Il convient en effet d’ouvrir la lecture du Polexandre de 1632 à son contexte de réception39. Charles Martel n’est pas une figure historique consensuelle, surtout auprès des historiographes que Gomberville prend à parti dans son Discours sur les vertus et les vices de l’histoire. Si Scipion Dupleix entonne son panégyrique, en comparant ce souverain absolu à César40, et en le disculpant des accusations de saint Eucher41, d’autres historiographes semblent plus embarrassés, comme Étienne Pasquier42, du Haillan43, ou Pierre Matthieu44, qui fustigent l’ambition manœuvrière d’un tyran, mais célèbrent la divine punition détrônant les rois fainéants. Claude Fauchet atténue l’usurpation de Charles Martel, qui a respecté les rois légitimes, et a agi sous l’égide de leur autorité, quand bien même leur personne était indigne de ces hautes fonctions. Charles Martel aurait été investi du titre de « prince » ou de « duc des Francs » avec l’aveu d’un Parlement (placitum)45, qui, selon Bernard de Girard du Haillan, serait l’ancêtre des États-Généraux. Les auteurs protestants, comme François Hotman46 ou Jean de Serres47, utilisent l’exemple de Charles Martel pour prouver qu’il existe des formes de succession monarchique légitimes quoique non héréditaires. Ils vantent un idéal de monarchie mixte ou tempérée, les « rois fainéants », « rois en masque », apparaissant comme des tyrans d’exercice voués à la déposition. Selon Jean de Serres, ce sont les qualités morales de Charles Martel, prouvées par ses exploits militaires et ses succès diplomatiques, ainsi que la volonté du Parlement des Francs, qui lui ont permis, sans usurpation, de détrôner de fait des princes devenus indignes de l’être et d’accéder à une forme d’autorité royale, pleinement endossée par ses successeurs48.

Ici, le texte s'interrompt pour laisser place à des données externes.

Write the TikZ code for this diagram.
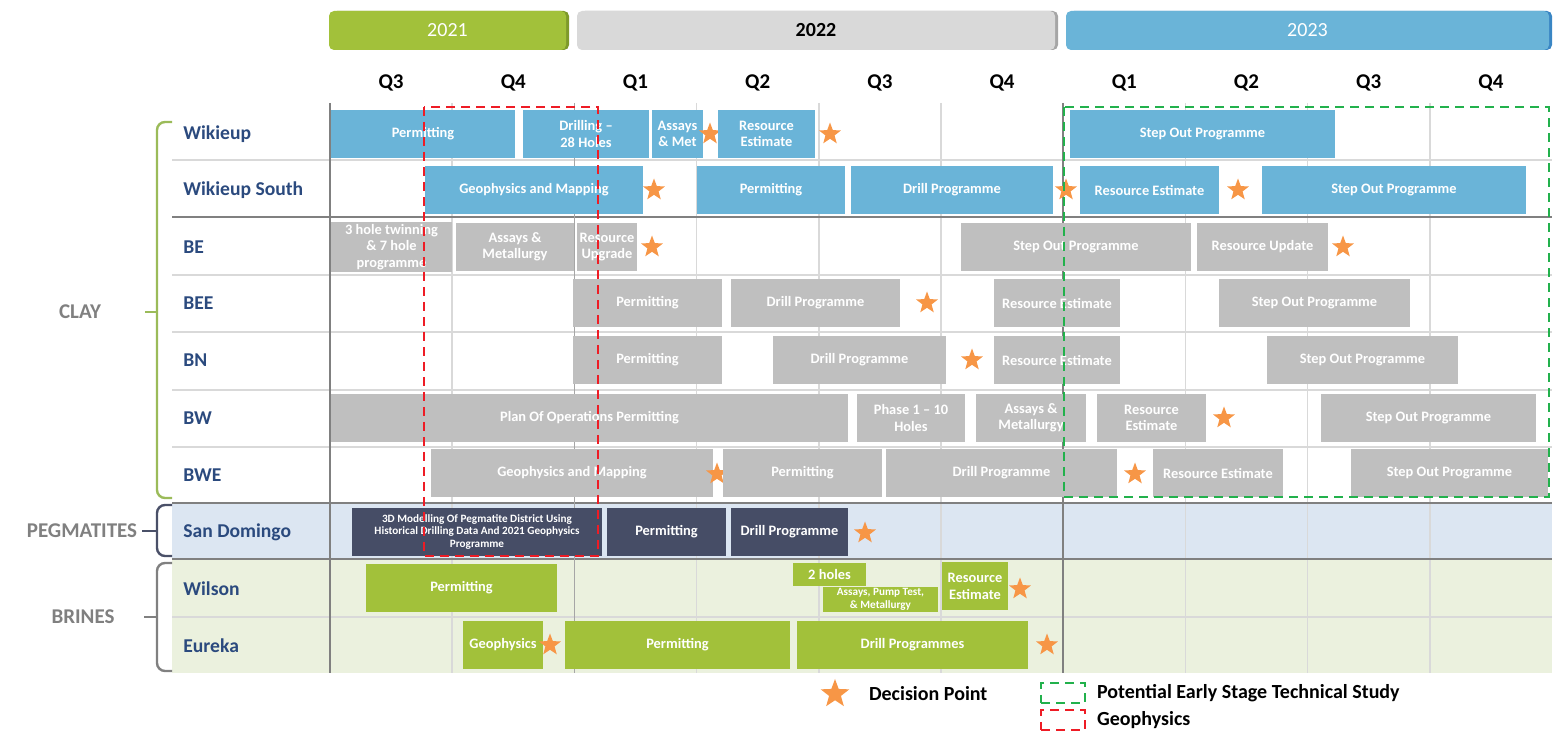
\documentclass[tikz,border=0pt]{standalone}
\usepackage{fontspec}
\setmainfont{Carlito}
\usetikzlibrary{positioning, shapes.geometric, shadows}
\definecolor{blu}{HTML}{6AB4D8}
\definecolor{bludk}{HTML}{3A86C4}
\definecolor{gry}{HTML}{BFBFBF}
\definecolor{grylt}{HTML}{D9D9D9}
\definecolor{grydk}{HTML}{A6A6A6}
\definecolor{nvy}{HTML}{464D66}
\definecolor{grn}{HTML}{A2C13A}
\definecolor{grndk}{HTML}{7E9A2A}
\definecolor{orng}{HTML}{F79646}
\definecolor{rowc}{HTML}{2B4A7E}
\definecolor{catc}{HTML}{808080}
\definecolor{pegbg}{HTML}{DCE6F2}
\definecolor{brnbg}{HTML}{EBF1DE}
\definecolor{clayc}{HTML}{9BBB59}
\definecolor{pegc}{HTML}{4A5068}
\definecolor{reddash}{HTML}{EE1C25}
\definecolor{grndash}{HTML}{22B14C}

\begin{document}
\begin{tikzpicture}[x=0.5pt, y=-0.5pt,
  task/.style={rectangle, inner sep=1pt, minimum height=24pt, text=white, align=center,
    font=\bfseries\fontsize{7.2}{8.2}\selectfont},
  bblu/.style={task, fill=blu},
  bgry/.style={task, fill=gry},
  bnvy/.style={task, fill=nvy},
  bgrn/.style={task, fill=grn},
  tiny/.style={font=\bfseries\fontsize{5.6}{6.2}\selectfont},
  bspan/.style n args={3}{at={({(#1+#2)/2},#3)}, minimum width={(#2-#1)*0.5pt}},
  dpt/.style={star, star points=5, star point ratio=2.4, fill=orng, inner sep=0pt, minimum size=11.5pt},
  yr/.style={rectangle, rounded corners=2.5pt, minimum height=19.5pt, font=\fontsize{10}{12}\selectfont,
    general shadow={shadow xshift=1.5pt, shadow yshift=0pt, fill=#1}},
  qlab/.style={font=\bfseries\fontsize{10.5}{12}\selectfont},
  rowlab/.style={anchor=west, inner sep=0pt, text=rowc, font=\bfseries\fontsize{9.8}{12}\selectfont},
  catlab/.style={text=catc, font=\bfseries\fontsize{10.5}{12}\selectfont},
  gridlt/.style={draw=grylt, line width=0.8pt},
  griddk/.style={draw=gray, line width=0.9pt},
  brace/.style={line width=1.2pt, rounded corners=4pt},
  geobox/.style={draw=reddash, line width=1.4pt, dash pattern=on 4.5pt off 3pt},
  studybox/.style={draw=grndash, line width=1.4pt, dash pattern=on 4.5pt off 3pt},
  legtxt/.style={anchor=west, font=\bfseries\fontsize{10}{12}\selectfont}
]
  \useasboundingbox (0,0) rectangle (1559,731);

  % years and quarters
  \node[yr=grndk, fill=grn, text=white, bspan={329}{566}{30.5}] (y21) {2021};
  \node[yr=grydk, fill=grylt, font=\bfseries\fontsize{10}{12}\selectfont, bspan={577}{1055}{30.5}] (y22) {2022};
  \node[yr=bludk, fill=blu, text=white, bspan={1066}{1549}{30.5}] (y23) {2023};
  \foreach \q [count=\i from 0] in {Q3,Q4,Q1,Q2,Q3,Q4,Q1,Q2,Q3,Q4}
    \node[qlab] (q\i) at ({391.1+122.2*\i},83) {\q};

  % row backgrounds
  \fill[pegbg] (172,503) rectangle (1552,559);
  \fill[brnbg] (172,559) rectangle (1552,673);

  % grid
  \foreach \k in {1,3,4,5,7,8,9}
    \draw[gridlt] ({330+122.2*\k},103) -- ({330+122.2*\k},673);
  \foreach \y in {160,275,332,390,447,617}
    \draw[gridlt] (172,\y) -- (1552,\y);
  \foreach \y in {217,503,559}
    \draw[griddk] (172,\y) -- (1552,\y);
  \draw[griddk] (330,103) -- (330,673);
  \draw[draw=gray!70, line width=0.8pt] (574.4,103) -- (574.4,673);
  \draw[griddk] (1063,103) -- (1063,673);

  % row labels
  \node[rowlab] (rwk) at (183,134) {Wikieup};
  \node[rowlab] (rws) at (183,190) {Wikieup South};
  \node[rowlab] (rbe) at (183,247) {BE};
  \node[rowlab] (rbee) at (183,303) {BEE};
  \node[rowlab] (rbn) at (183,360) {BN};
  \node[rowlab] (rbw) at (183,418) {BW};
  \node[rowlab] (rbwe) at (183,475) {BWE};
  \node[rowlab] (rsd) at (183,532) {San Domingo};
  \node[rowlab] (rwi) at (183,589) {Wilson};
  \node[rowlab] (reu) at (183,646) {Eureka};

  % groups
  \node[catlab] (clay) at (80,312) {CLAY};
  \node[catlab] (peg) at (82,531) {PEGMATITES};
  \node[catlab] (brn) at (83,617) {BRINES};
  \draw[brace, clayc] (172,122) -- (157,122) -- (157,498) -- (172,498);
  \draw[line width=1.2pt, clayc] (157,312) -- (145,312);
  \draw[brace, pegc] (172,505) -- (157,505) -- (157,556) -- (172,556);
  \draw[line width=1.2pt, pegc] (157,531) -- (142,531);
  \draw[brace, catc] (172,563) -- (157,563) -- (157,671) -- (172,671);
  \draw[line width=1.2pt, catc] (157,617) -- (144,617);

  % Wikieup
  \node[bblu, bspan={331}{515}{134}] (wk1) {Permitting};
  \node[bblu, bspan={523}{649}{134}] (wk2) {Drilling --\\28 Holes};
  \node[bblu, bspan={652}{703}{134}] (wk3) {Assays\\\& Met};
  \node[dpt] (wkd1) at (710,134) {};
  \node[bblu, bspan={718}{815}{134}] (wk4) {Resource\\Estimate};
  \node[dpt] (wkd2) at (830,134) {};
  \node[bblu, bspan={1070}{1335}{134}] (wk5) {Step Out Programme};

  % Wikieup South
  \node[bblu, bspan={425}{643}{190}] (ws1) {Geophysics and Mapping};
  \node[dpt] (wsd1) at (654,190) {};
  \node[bblu, bspan={697}{845}{190}] (ws2) {Permitting};
  \node[bblu, bspan={851}{1053}{190}] (ws3) {Drill Programme};
  \node[dpt] (wsd2) at (1066,190) {};
  \node[bblu, bspan={1080}{1219}{190}] (ws4) {Resource Estimate};
  \node[dpt] (wsd3) at (1238,190) {};
  \node[bblu, bspan={1262}{1526}{190}] (ws5) {Step Out Programme};

  % BE
  \node[bgry, bspan={331}{452}{247}] (be1) {3 hole twinning\\\& 7 hole\\programme};
  \node[bgry, bspan={456}{574}{247}] (be2) {Assays \&\\Metallurgy};
  \node[bgry, bspan={577}{637}{247}] (be3) {Resource\\Upgrade};
  \node[dpt] (bed1) at (652,247) {};
  \node[bgry, bspan={961}{1191}{247}] (be4) {Step Out Programme};
  \node[bgry, bspan={1197}{1328}{247}] (be5) {Resource Update};
  \node[dpt] (bed2) at (1343,247) {};

  % BEE
  \node[bgry, bspan={573}{722}{303}] (bee1) {Permitting};
  \node[bgry, bspan={731}{900}{303}] (bee2) {Drill Programme};
  \node[dpt] (beed1) at (927,303) {};
  \node[bgry, bspan={994}{1120}{303}] (bee3) {Resource Estimate};
  \node[bgry, bspan={1219}{1410}{303}] (bee4) {Step Out Programme};

  % BN
  \node[bgry, bspan={573}{722}{360}] (bn1) {Permitting};
  \node[bgry, bspan={773}{946}{360}] (bn2) {Drill Programme};
  \node[dpt] (bnd1) at (972,360) {};
  \node[bgry, bspan={994}{1120}{360}] (bn3) {Resource Estimate};
  \node[bgry, bspan={1267}{1458}{360}] (bn4) {Step Out Programme};

  % BW
  \node[bgry, bspan={331}{848}{418}] (bw1) {Plan Of Operations Permitting};
  \node[bgry, bspan={857}{965}{418}] (bw2) {Phase 1 -- 10\\Holes};
  \node[bgry, bspan={976}{1086}{418}] (bw3) {Assays \&\\Metallurgy};
  \node[bgry, bspan={1097}{1206}{418}] (bw4) {Resource\\Estimate};
  \node[dpt] (bwd1) at (1224,418) {};
  \node[bgry, bspan={1321}{1536}{418}] (bw5) {Step Out Programme};

  % BWE
  \node[bgry, bspan={431}{713}{473}] (bwe1) {Geophysics and Mapping};
  \node[dpt] (bwed1) at (717,474) {};
  \node[bgry, bspan={723}{882}{473}] (bwe2) {Permitting};
  \node[bgry, bspan={886}{1117}{473}] (bwe3) {Drill Programme};
  \node[dpt] (bwed2) at (1135,474) {};
  \node[bgry, bspan={1153}{1283}{473}] (bwe4) {Resource Estimate};
  \node[bgry, bspan={1351}{1548}{473}] (bwe5) {Step Out Programme};

  % San Domingo
  \node[bnvy, tiny, bspan={352}{602}{532}] (sd1) {3D Modelling Of Pegmatite District Using\\Historical Drilling Data And 2021 Geophysics\\Programme};
  \node[bnvy, bspan={607}{726}{532}] (sd2) {Permitting};
  \node[bnvy, bspan={731}{848}{532}] (sd3) {Drill Programme};
  \node[dpt] (sdd1) at (865,533) {};

  % Wilson
  \node[bgrn, bspan={366}{557}{588}] (wi1) {Permitting};
  \node[bgrn, minimum height=11.5pt, bspan={793}{866}{574.5}] (wi2) {2 holes};
  \node[bgrn, tiny, minimum height=12.5pt, inner sep=0pt, bspan={823}{938}{599.5}] (wi3) {Assays, Pump Test,\\\& Metallurgy};
  \node[bgrn, bspan={942}{1008}{586.5}] (wi4) {Resource\\Estimate};
  \node[dpt] (wid1) at (1020,589) {};

  % Eureka
  \node[bgrn, bspan={463}{543}{645}] (eu1) {Geophysics};
  \node[dpt] (eud1) at (550,645) {};
  \node[bgrn, bspan={565}{790}{645}] (eu2) {Permitting};
  \node[bgrn, bspan={797}{1028}{645}] (eu3) {Drill Programmes};
  \node[dpt] (eud2) at (1047,645) {};

  % highlight boxes
  \draw[geobox] (424,107) rectangle (598,556);
  \draw[studybox] (1064,107) rectangle (1549,497);

  % legend
  \node[dpt, minimum size=15pt] (lgd) at (835,694) {};
  \node[legtxt] (lgdt) at (862,694) {Decision Point};
  \node[studybox, minimum width=22pt, minimum height=10pt, inner sep=0pt] (lgs) at (1063,693) {};
  \node[legtxt] (lgst) at (1090,693) {Potential Early Stage Technical Study};
  \node[geobox, minimum width=22pt, minimum height=10pt, inner sep=0pt] (lgg) at (1063,720) {};
  \node[legtxt] (lggt) at (1090,720) {Geophysics};
\end{tikzpicture}
\end{document}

La figure duplice de Charles Martel-Polexandre trouve, dans la fiction même, un autre répondant : Phélismond, favori du roi de Danemark, et rival en amour du héros. Ses aventures sont contées dans le second tome de l’édition de 1632, offert au duc de Saint-Simon. Gomberville invite le favori de Louis XIII à se reconnaître dans ce personnage valeureux49, que le roman présente comme le successeur désigné du souverain danois Gadarique. En 1637, quand Saint-Simon aura été disgracié, le second des cinq tomes du roman sera dédié à Richelieu, nouveau Polexandre50. Par les reflets spéculaires qu’elle projette dans et hors de l’univers romanesque, l’uchronie s’émancipe des célébrations officielles de l’absolutisme naissant51, pour rendre compte des bifurcations possibles de l’histoire de France. Elle propose d’« éclairer le passé à la lumière du passé » et de « dé-fataliser » l’histoire commune52, en la présentant comme une fiction régulatrice et civilisatrice qui aurait pu être différente. Il ne s’agit donc ni de célébrer en Richelieu un homme d’État providentiel, ni de dénoncer en Saint-Simon, favori encensé puis destitué, un nouveau « maire du Palais », ni de promouvoir une monarchie élective sur le modèle polonais. L’uchronie, comme méditation critique sur des possibles inactualisés, ouvre un champ de réflexion politique et juridique, qui montre à la fois la contingence radicale et la fragile nécessité du moment « absolutiste », d’une constitution créée dans le temps par des hommes.